### Written request
Set the data down again, exactly as it reads, but without the pictures.

** begin Data shown **

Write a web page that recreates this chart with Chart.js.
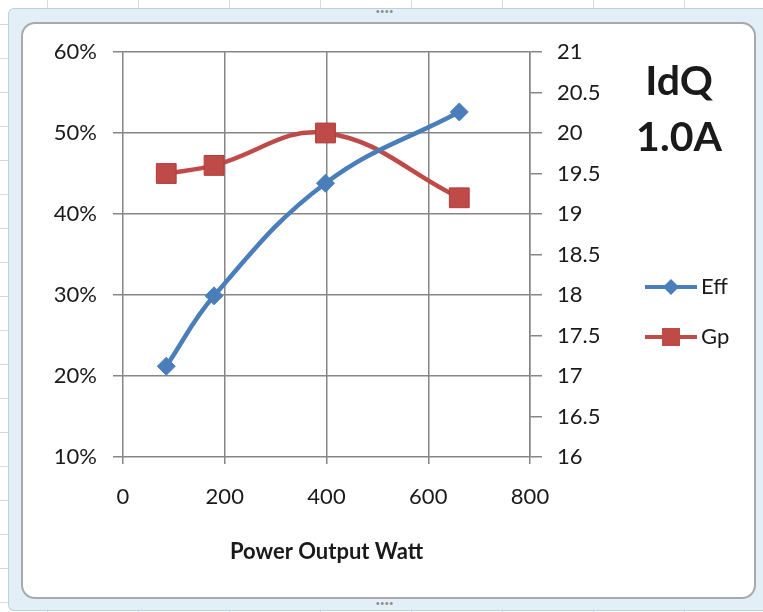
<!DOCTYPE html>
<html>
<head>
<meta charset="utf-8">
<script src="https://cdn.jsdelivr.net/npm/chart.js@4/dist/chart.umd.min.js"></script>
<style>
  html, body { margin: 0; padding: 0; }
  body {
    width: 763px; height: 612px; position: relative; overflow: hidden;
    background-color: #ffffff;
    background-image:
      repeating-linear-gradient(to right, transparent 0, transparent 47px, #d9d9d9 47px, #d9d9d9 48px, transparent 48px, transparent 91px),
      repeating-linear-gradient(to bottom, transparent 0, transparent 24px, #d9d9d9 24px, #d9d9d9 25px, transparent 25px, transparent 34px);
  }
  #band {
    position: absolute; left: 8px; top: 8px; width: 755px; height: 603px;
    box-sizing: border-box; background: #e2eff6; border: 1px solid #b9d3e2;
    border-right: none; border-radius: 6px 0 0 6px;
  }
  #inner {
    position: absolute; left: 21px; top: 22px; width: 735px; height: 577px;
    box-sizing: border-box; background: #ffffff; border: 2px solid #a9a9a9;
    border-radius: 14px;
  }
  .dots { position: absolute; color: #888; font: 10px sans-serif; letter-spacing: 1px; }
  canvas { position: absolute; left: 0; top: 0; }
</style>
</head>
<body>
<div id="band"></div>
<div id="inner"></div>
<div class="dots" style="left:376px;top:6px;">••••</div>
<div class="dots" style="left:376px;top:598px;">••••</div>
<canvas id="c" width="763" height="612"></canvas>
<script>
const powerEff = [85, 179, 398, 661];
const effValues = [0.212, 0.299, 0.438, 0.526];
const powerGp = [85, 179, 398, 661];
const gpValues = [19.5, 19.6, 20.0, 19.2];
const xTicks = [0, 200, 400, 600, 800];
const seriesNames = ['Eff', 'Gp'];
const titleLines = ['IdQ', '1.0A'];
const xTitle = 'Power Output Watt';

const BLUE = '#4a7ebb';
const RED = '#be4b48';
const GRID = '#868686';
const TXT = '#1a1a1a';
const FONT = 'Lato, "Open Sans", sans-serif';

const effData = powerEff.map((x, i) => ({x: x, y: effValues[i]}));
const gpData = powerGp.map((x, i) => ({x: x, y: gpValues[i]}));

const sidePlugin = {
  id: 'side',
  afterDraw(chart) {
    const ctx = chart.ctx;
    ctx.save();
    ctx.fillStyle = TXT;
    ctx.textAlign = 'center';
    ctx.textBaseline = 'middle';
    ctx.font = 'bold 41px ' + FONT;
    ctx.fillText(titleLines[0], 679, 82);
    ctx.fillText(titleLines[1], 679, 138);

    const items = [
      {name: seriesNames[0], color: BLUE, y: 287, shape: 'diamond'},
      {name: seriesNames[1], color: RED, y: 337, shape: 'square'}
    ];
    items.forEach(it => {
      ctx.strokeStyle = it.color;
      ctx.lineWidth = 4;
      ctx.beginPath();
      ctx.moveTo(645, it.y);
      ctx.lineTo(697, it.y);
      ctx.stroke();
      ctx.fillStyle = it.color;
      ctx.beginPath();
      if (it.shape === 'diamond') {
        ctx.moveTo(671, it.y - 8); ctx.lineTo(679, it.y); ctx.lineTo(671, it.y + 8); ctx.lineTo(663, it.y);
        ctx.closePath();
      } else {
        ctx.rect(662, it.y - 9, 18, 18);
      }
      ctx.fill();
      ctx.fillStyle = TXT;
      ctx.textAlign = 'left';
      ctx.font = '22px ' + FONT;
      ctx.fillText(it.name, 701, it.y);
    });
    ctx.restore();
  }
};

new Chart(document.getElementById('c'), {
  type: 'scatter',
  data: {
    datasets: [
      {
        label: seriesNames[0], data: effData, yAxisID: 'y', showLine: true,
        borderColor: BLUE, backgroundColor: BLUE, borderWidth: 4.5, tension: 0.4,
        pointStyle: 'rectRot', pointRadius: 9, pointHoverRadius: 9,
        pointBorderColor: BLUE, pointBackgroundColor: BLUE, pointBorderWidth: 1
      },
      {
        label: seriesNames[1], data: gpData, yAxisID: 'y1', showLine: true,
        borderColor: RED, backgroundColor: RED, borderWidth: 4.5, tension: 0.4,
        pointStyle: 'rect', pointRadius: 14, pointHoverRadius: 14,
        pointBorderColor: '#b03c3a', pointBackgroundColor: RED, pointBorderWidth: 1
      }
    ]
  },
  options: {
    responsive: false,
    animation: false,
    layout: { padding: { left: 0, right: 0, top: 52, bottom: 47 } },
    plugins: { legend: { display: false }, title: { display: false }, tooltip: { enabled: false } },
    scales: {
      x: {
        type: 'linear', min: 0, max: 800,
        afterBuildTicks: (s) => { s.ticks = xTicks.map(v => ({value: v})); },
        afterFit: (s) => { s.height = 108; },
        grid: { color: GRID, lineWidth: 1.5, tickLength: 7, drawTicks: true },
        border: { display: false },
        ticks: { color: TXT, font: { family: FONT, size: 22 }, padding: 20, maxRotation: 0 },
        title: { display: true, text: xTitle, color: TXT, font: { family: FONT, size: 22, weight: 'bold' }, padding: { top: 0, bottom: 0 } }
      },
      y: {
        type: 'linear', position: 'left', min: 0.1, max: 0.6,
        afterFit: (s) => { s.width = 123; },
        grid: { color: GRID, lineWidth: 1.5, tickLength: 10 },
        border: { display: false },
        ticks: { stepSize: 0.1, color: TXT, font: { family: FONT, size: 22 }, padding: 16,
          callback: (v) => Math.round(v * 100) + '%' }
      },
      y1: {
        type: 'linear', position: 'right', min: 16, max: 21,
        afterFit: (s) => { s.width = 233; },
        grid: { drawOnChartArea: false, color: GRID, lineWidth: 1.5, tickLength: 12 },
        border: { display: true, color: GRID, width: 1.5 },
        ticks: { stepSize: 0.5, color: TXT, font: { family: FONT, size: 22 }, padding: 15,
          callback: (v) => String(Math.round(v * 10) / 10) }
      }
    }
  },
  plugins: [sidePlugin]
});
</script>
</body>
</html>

** end Data shown **

### Response to this exercise
Write a web page that recreates this chart with Chart.js.
<!DOCTYPE html>
<html>
<head>
<meta charset="utf-8">
<script src="https://cdn.jsdelivr.net/npm/chart.js@4/dist/chart.umd.min.js"></script>
<style>
  html, body { margin: 0; padding: 0; }
  body {
    width: 763px; height: 612px; position: relative; overflow: hidden;
    background-color: #ffffff;
    background-image:
      repeating-linear-gradient(to right, transparent 0, transparent 47px, #d9d9d9 47px, #d9d9d9 48px, transparent 48px, transparent 91px),
      repeating-linear-gradient(to bottom, transparent 0, transparent 24px, #d9d9d9 24px, #d9d9d9 25px, transparent 25px, transparent 34px);
  }
  #band {
    position: absolute; left: 8px; top: 8px; width: 755px; height: 603px;
    box-sizing: border-box; background: #e2eff6; border: 1px solid #b9d3e2;
    border-right: none; border-radius: 6px 0 0 6px;
  }
  #inner {
    position: absolute; left: 21px; top: 22px; width: 735px; height: 577px;
    box-sizing: border-box; background: #ffffff; border: 2px solid #a9a9a9;
    border-radius: 14px;
  }
  .dots { position: absolute; color: #888; font: 10px sans-serif; letter-spacing: 1px; }
  canvas { position: absolute; left: 0; top: 0; }
</style>
</head>
<body>
<div id="band"></div>
<div id="inner"></div>
<div class="dots" style="left:376px;top:6px;">••••</div>
<div class="dots" style="left:376px;top:598px;">••••</div>
<canvas id="c" width="763" height="612"></canvas>
<script>
const powerEff = [85, 179, 398, 661];
const effValues = [0.212, 0.299, 0.438, 0.526];
const powerGp = [85, 179, 398, 661];
const gpValues = [19.5, 19.6, 20.0, 19.2];
const xTicks = [0, 200, 400, 600, 800];
const seriesNames = ['Eff', 'Gp'];
const titleLines = ['IdQ', '1.0A'];
const xTitle = 'Power Output Watt';

const BLUE = '#4a7ebb';
const RED = '#be4b48';
const GRID = '#868686';
const TXT = '#1a1a1a';
const FONT = 'Lato, "Open Sans", sans-serif';

const effData = powerEff.map((x, i) => ({x: x, y: effValues[i]}));
const gpData = powerGp.map((x, i) => ({x: x, y: gpValues[i]}));

const sidePlugin = {
  id: 'side',
  afterDraw(chart) {
    const ctx = chart.ctx;
    ctx.save();
    ctx.fillStyle = TXT;
    ctx.textAlign = 'center';
    ctx.textBaseline = 'middle';
    ctx.font = 'bold 41px ' + FONT;
    ctx.fillText(titleLines[0], 679, 82);
    ctx.fillText(titleLines[1], 679, 138);

    const items = [
      {name: seriesNames[0], color: BLUE, y: 287, shape: 'diamond'},
      {name: seriesNames[1], color: RED, y: 337, shape: 'square'}
    ];
    items.forEach(it => {
      ctx.strokeStyle = it.color;
      ctx.lineWidth = 4;
      ctx.beginPath();
      ctx.moveTo(645, it.y);
      ctx.lineTo(697, it.y);
      ctx.stroke();
      ctx.fillStyle = it.color;
      ctx.beginPath();
      if (it.shape === 'diamond') {
        ctx.moveTo(671, it.y - 8); ctx.lineTo(679, it.y); ctx.lineTo(671, it.y + 8); ctx.lineTo(663, it.y);
        ctx.closePath();
      } else {
        ctx.rect(662, it.y - 9, 18, 18);
      }
      ctx.fill();
      ctx.fillStyle = TXT;
      ctx.textAlign = 'left';
      ctx.font = '22px ' + FONT;
      ctx.fillText(it.name, 701, it.y);
    });
    ctx.restore();
  }
};

new Chart(document.getElementById('c'), {
  type: 'scatter',
  data: {
    datasets: [
      {
        label: seriesNames[0], data: effData, yAxisID: 'y', showLine: true,
        borderColor: BLUE, backgroundColor: BLUE, borderWidth: 4.5, tension: 0.4,
        pointStyle: 'rectRot', pointRadius: 9, pointHoverRadius: 9,
        pointBorderColor: BLUE, pointBackgroundColor: BLUE, pointBorderWidth: 1
      },
      {
        label: seriesNames[1], data: gpData, yAxisID: 'y1', showLine: true,
        borderColor: RED, backgroundColor: RED, borderWidth: 4.5, tension: 0.4,
        pointStyle: 'rect', pointRadius: 14, pointHoverRadius: 14,
        pointBorderColor: '#b03c3a', pointBackgroundColor: RED, pointBorderWidth: 1
      }
    ]
  },
  options: {
    responsive: false,
    animation: false,
    layout: { padding: { left: 0, right: 0, top: 52, bottom: 47 } },
    plugins: { legend: { display: false }, title: { display: false }, tooltip: { enabled: false } },
    scales: {
      x: {
        type: 'linear', min: 0, max: 800,
        afterBuildTicks: (s) => { s.ticks = xTicks.map(v => ({value: v})); },
        afterFit: (s) => { s.height = 108; },
        grid: { color: GRID, lineWidth: 1.5, tickLength: 7, drawTicks: true },
        border: { display: false },
        ticks: { color: TXT, font: { family: FONT, size: 22 }, padding: 20, maxRotation: 0 },
        title: { display: true, text: xTitle, color: TXT, font: { family: FONT, size: 22, weight: 'bold' }, padding: { top: 0, bottom: 0 } }
      },
      y: {
        type: 'linear', position: 'left', min: 0.1, max: 0.6,
        afterFit: (s) => { s.width = 123; },
        grid: { color: GRID, lineWidth: 1.5, tickLength: 10 },
        border: { display: false },
        ticks: { stepSize: 0.1, color: TXT, font: { family: FONT, size: 22 }, padding: 16,
          callback: (v) => Math.round(v * 100) + '%' }
      },
      y1: {
        type: 'linear', position: 'right', min: 16, max: 21,
        afterFit: (s) => { s.width = 233; },
        grid: { drawOnChartArea: false, color: GRID, lineWidth: 1.5, tickLength: 12 },
        border: { display: true, color: GRID, width: 1.5 },
        ticks: { stepSize: 0.5, color: TXT, font: { family: FONT, size: 22 }, padding: 15,
          callback: (v) => String(Math.round(v * 10) / 10) }
      }
    }
  },
  plugins: [sidePlugin]
});
</script>
</body>
</html>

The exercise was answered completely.